Sunday, May 25, 2008

The Point Where Two Oceans Meet (23.05.08)



Off to Robben Island (Dutch for seal) in the morning. This island lies about 12km off the coast of Cape Town. Once upon a time is was a leper colony (it currently has one of the world’s largest penguin colonies) although it is arguably best known as the place where Nelson Mandela was imprisoned for 28 years (or something like that according to Jon). We saw his cell and the mat he slept on (appalling conditions) and the cave in the quarry where the political prisoners got together to educate each other and put together the basis of the post apartheid constitution. One of our tour guides was an ex-political prisoner from the same era as Mandela; imprisoned for terrorism (according to him he was a freedom fighter, apparently vastly different), a self proclaimed socialist (although came across as quite communist) and very militant. He shouted rather than spoke, was barely comprehensible and largely spouted off political rhetoric. This annoying American lady (it is always the Americans) kept asking him questions. He would yell back answers that completely missed the point. Her husband told her to shut up much to our relief.

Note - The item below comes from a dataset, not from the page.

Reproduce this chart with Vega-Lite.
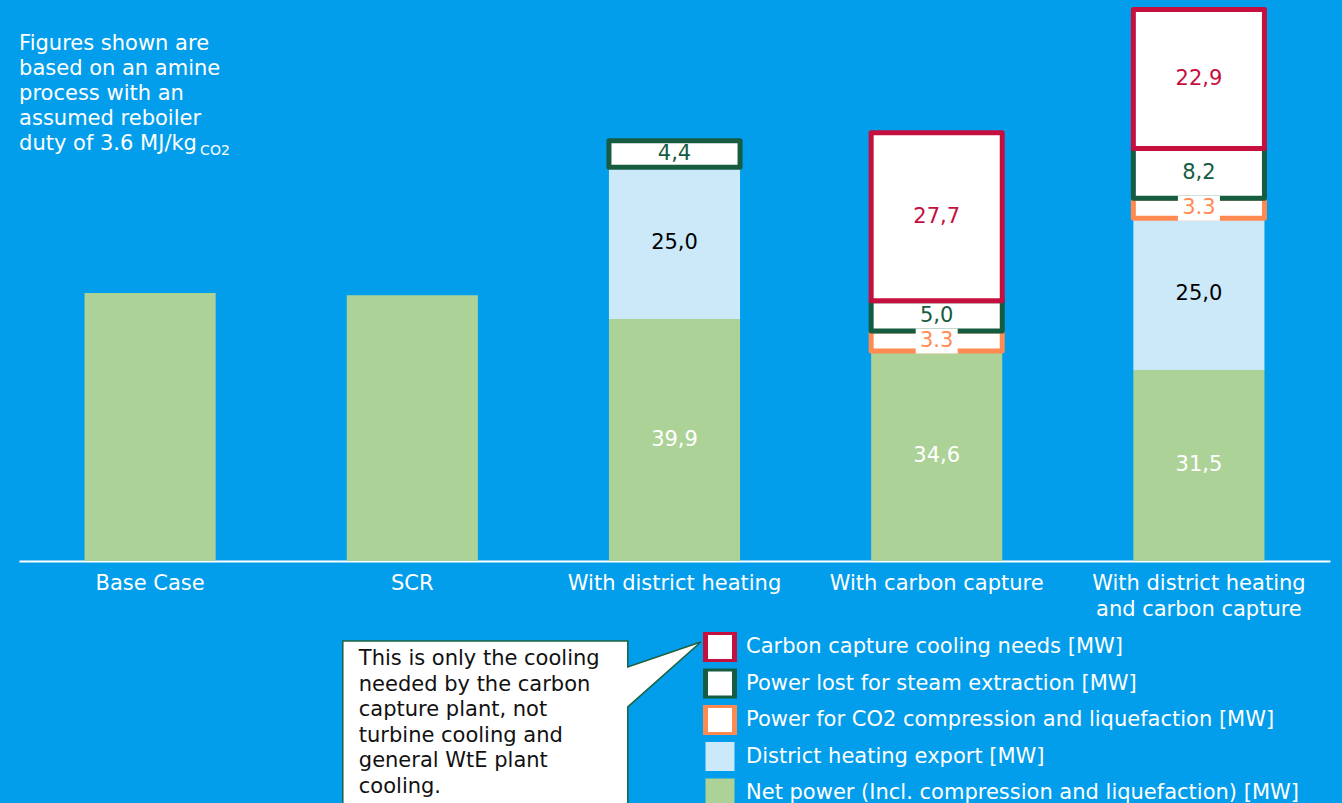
{
  "$schema": "https://vega.github.io/schema/vega-lite/v6.json",
  "width": 1311,
  "height": 552,
  "autosize": {"type": "none"},
  "padding": {"left": 19, "top": 9, "right": 12, "bottom": 242},
  "background": "#029EEB",
  "config": {"view": {"stroke": null}, "font": "DejaVu Sans"},
  "datasets": {
    "power": [
      {"scenario": "Base Case", "series": "Net power (Incl. compression and liquefaction) [MW]", "level": 1, "value": 44.2, "label": ""},
      {"scenario": "SCR", "series": "Net power (Incl. compression and liquefaction) [MW]", "level": 1, "value": 43.8, "label": ""},
      {"scenario": "With district heating", "series": "Net power (Incl. compression and liquefaction) [MW]", "level": 1, "value": 39.9, "label": "39,9"},
      {"scenario": "With district heating", "series": "District heating export [MW]", "level": 2, "value": 25.0, "label": "25,0"},
      {"scenario": "With district heating", "series": "Power lost for steam extraction [MW]", "level": 4, "value": 4.4, "label": "4,4"},
      {"scenario": "With carbon capture", "series": "Net power (Incl. compression and liquefaction) [MW]", "level": 1, "value": 34.6, "label": "34,6"},
      {"scenario": "With carbon capture", "series": "Power for CO2 compression and liquefaction [MW]", "level": 3, "value": 3.3, "label": "3.3"},
      {"scenario": "With carbon capture", "series": "Power lost for steam extraction [MW]", "level": 4, "value": 5.0, "label": "5,0"},
      {"scenario": "With carbon capture", "series": "Carbon capture cooling needs [MW]", "level": 5, "value": 27.7, "label": "27,7"},
      {"scenario": "With district heating and carbon capture", "series": "Net power (Incl. compression and liquefaction) [MW]", "level": 1, "value": 31.5, "label": "31,5"},
      {"scenario": "With district heating and carbon capture", "series": "District heating export [MW]", "level": 2, "value": 25.0, "label": "25,0"},
      {"scenario": "With district heating and carbon capture", "series": "Power for CO2 compression and liquefaction [MW]", "level": 3, "value": 3.3, "label": "3.3"},
      {"scenario": "With district heating and carbon capture", "series": "Power lost for steam extraction [MW]", "level": 4, "value": 8.2, "label": "8,2"},
      {"scenario": "With district heating and carbon capture", "series": "Carbon capture cooling needs [MW]", "level": 5, "value": 22.9, "label": "22,9"}
    ]
  },
  "layer": [
    {
      "data": {"name": "power"},
      "mark": {"type": "bar", "strokeWidth": 5, "strokeJoin": "round", "fillOpacity": 1},
      "encoding": {
        "x": {
          "field": "scenario",
          "type": "nominal",
          "sort": null,
          "scale": {
            "domain": ["Base Case", "SCR", "With district heating", "With carbon capture", "With district heating and carbon capture"],
            "paddingInner": 0.5,
            "paddingOuter": 0.25
          },
          "axis": {
            "title": null,
            "domainColor": "white",
            "domainWidth": 2,
            "ticks": false,
            "labelColor": "white",
            "labelFont": "DejaVu Sans",
            "labelFontSize": 21,
            "labelAngle": 0,
            "labelPadding": 11,
            "labelLineHeight": 26,
            "labelLimit": 0,
            "labelExpr": "datum.value == 'With district heating and carbon capture' ? ['With district heating', 'and carbon capture'] : datum.label"
          }
        },
        "y": {
          "field": "value",
          "type": "quantitative",
          "stack": "zero",
          "scale": {"domain": [0, 91], "nice": false, "zero": true},
          "axis": null
        },
        "order": {"field": "level", "type": "quantitative"},
        "fill": {
          "field": "series",
          "type": "nominal",
          "scale": {
            "domain": ["Carbon capture cooling needs [MW]", "Power lost for steam extraction [MW]", "Power for CO2 compression and liquefaction [MW]", "District heating export [MW]", "Net power (Incl. compression and liquefaction) [MW]"],
            "range": ["#FFFFFF", "#FFFFFF", "#FFFFFF", "#CCE9FA", "#ADD298"]
          },
          "legend": {
            "title": null,
            "orient": "none",
            "legendX": 684,
            "legendY": 623,
            "padding": 0,
            "symbolType": "square",
            "symbolSize": 841,
            "symbolStrokeWidth": 5,
            "symbolOpacity": 1,
            "labelColor": "white",
            "labelFont": "DejaVu Sans",
            "labelFontSize": 21,
            "labelLimit": 800,
            "labelOffset": 9,
            "clipHeight": 30,
            "rowPadding": 6.5
          }
        },
        "stroke": {
          "field": "series",
          "type": "nominal",
          "scale": {
            "domain": ["Carbon capture cooling needs [MW]", "Power lost for steam extraction [MW]", "Power for CO2 compression and liquefaction [MW]", "District heating export [MW]", "Net power (Incl. compression and liquefaction) [MW]"],
            "range": ["#C50F3F", "#155C40", "#FF8A52", "transparent", "transparent"]
          },
          "legend": {
            "title": null,
            "orient": "none",
            "legendX": 684,
            "legendY": 623,
            "padding": 0,
            "symbolType": "square",
            "symbolSize": 841,
            "symbolStrokeWidth": 5,
            "symbolOpacity": 1,
            "labelColor": "white",
            "labelFont": "DejaVu Sans",
            "labelFontSize": 21,
            "labelLimit": 800,
            "labelOffset": 9,
            "clipHeight": 30,
            "rowPadding": 6.5
          }
        }
      }
    },
    {
      "data": {"name": "power"},
      "mark": {"type": "point", "shape": "M-21,-12.5H21V12.5H-21Z", "size": 4, "filled": true, "color": "white", "strokeWidth": 0},
      "encoding": {
        "x": {"field": "scenario", "type": "nominal", "sort": null},
        "y": {"field": "value", "type": "quantitative", "stack": "zero", "bandPosition": 0.5},
        "order": {"field": "level", "type": "quantitative"},
        "opacity": {
          "condition": {"test": "datum.series == 'Power for CO2 compression and liquefaction [MW]'", "value": 1},
          "value": 0
        }
      }
    },
    {
      "data": {"name": "power"},
      "mark": {"type": "text", "font": "DejaVu Sans", "fontSize": 21, "baseline": "middle"},
      "encoding": {
        "x": {"field": "scenario", "type": "nominal", "sort": null},
        "y": {"field": "value", "type": "quantitative", "stack": "zero", "bandPosition": 0.5},
        "order": {"field": "level", "type": "quantitative"},
        "text": {"field": "label", "type": "nominal"},
        "color": {
          "field": "series",
          "type": "nominal",
          "scale": {
            "domain": ["Carbon capture cooling needs [MW]", "Power lost for steam extraction [MW]", "Power for CO2 compression and liquefaction [MW]", "District heating export [MW]", "Net power (Incl. compression and liquefaction) [MW]"],
            "range": ["#C50F3F", "#155C40", "#FF8A52", "#000000", "#FFFFFF"]
          },
          "legend": null
        }
      }
    },
    {
      "data": {"values": [{"note": ["Figures shown are", "based on an amine", "process with an", "assumed reboiler", "duty of 3.6 MJ/kg"]}]},
      "mark": {"type": "text", "font": "DejaVu Sans", "fontSize": 21, "color": "white", "align": "left", "baseline": "alphabetic", "lineHeight": 25.2, "dx": -131},
      "encoding": {
        "x": {"datum": "Base Case"},
        "y": {"datum": 84.32},
        "text": {"field": "note"}
      }
    },
    {
      "data": {"values": [{"note": "CO2"}]},
      "mark": {"type": "text", "font": "DejaVu Sans", "fontSize": 14, "color": "white", "align": "left", "baseline": "alphabetic", "dx": 50},
      "encoding": {
        "x": {"datum": "Base Case"},
        "y": {"datum": 66.93},
        "text": {"field": "note"}
      }
    },
    {
      "data": {"values": [{"note": "callout"}]},
      "mark": {"type": "point", "shape": "M-69.5,1.1H215.5V27.1L288.5,2.1L215.5,67.1V175H-69.5Z", "size": 4, "filled": true, "fill": "white", "opacity": 1, "stroke": "#1E6040", "strokeWidth": 1.5},
      "encoding": {
        "x": {"datum": "SCR"},
        "y": {"datum": -13}
      }
    },
    {
      "data": {"values": [{"note": ["This is only the cooling", "needed by the carbon", "capture plant, not", "turbine cooling and", "general WtE plant", "cooling."]}]},
      "mark": {"type": "text", "font": "DejaVu Sans", "fontSize": 21, "color": "#111111", "align": "left", "baseline": "alphabetic", "lineHeight": 25.6, "dx": -53.5},
      "encoding": {
        "x": {"datum": "SCR"},
        "y": {"datum": -17.145},
        "text": {"field": "note"}
      }
    }
  ]
}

Michelle’s friends’ parents Willem and Margriet picked us up in the arvo and took us to Hout Bay for lunch (a favourite pirate haunt a while back). Seafood over here is sooo cheap as is good wine. Afterwards I suggested we go to the Cape of Good Hope if we were close. A local told us it was only 20 minutes away – they lied. Try an hour and a half. We arrived at 5pm and they shut the exit gates at sundown (6pm). It was a race to drive and then climb to the lighthouse, take pics, run back downhill and then make it back to the exit before the sun went down. I have never climbed up hundreds of steps in my life. I nearly died despite my thousand step training in Australia (I went twice). I don’t know how Jon and I are going to survive Machu Picchu.

The view from the light house was spectacular (our photos really don’t do it justice – mine especially as I had the settings all wrong and everything is pixelated). The Cape of Good Hope is located at the junction of two of the earth’s most contrasting water masses – the cold Benguela current on the West Coast and the warm Agulhas current on the East Coast. It is where the Atlantic and Indian oceans meet (well not quite but near enough).

Apparently there are zebras there but naturally I didn’t see them. I did spot an ostrich – not so exciting.

On the way back Michelle, Margriet and I got lost (we were in two cars) and ended up in a dodgy looking suburb. I got a bit scared when a crazy looking guy and a guy started wandering over with a pipe in his hands. We got out of there pretty fast.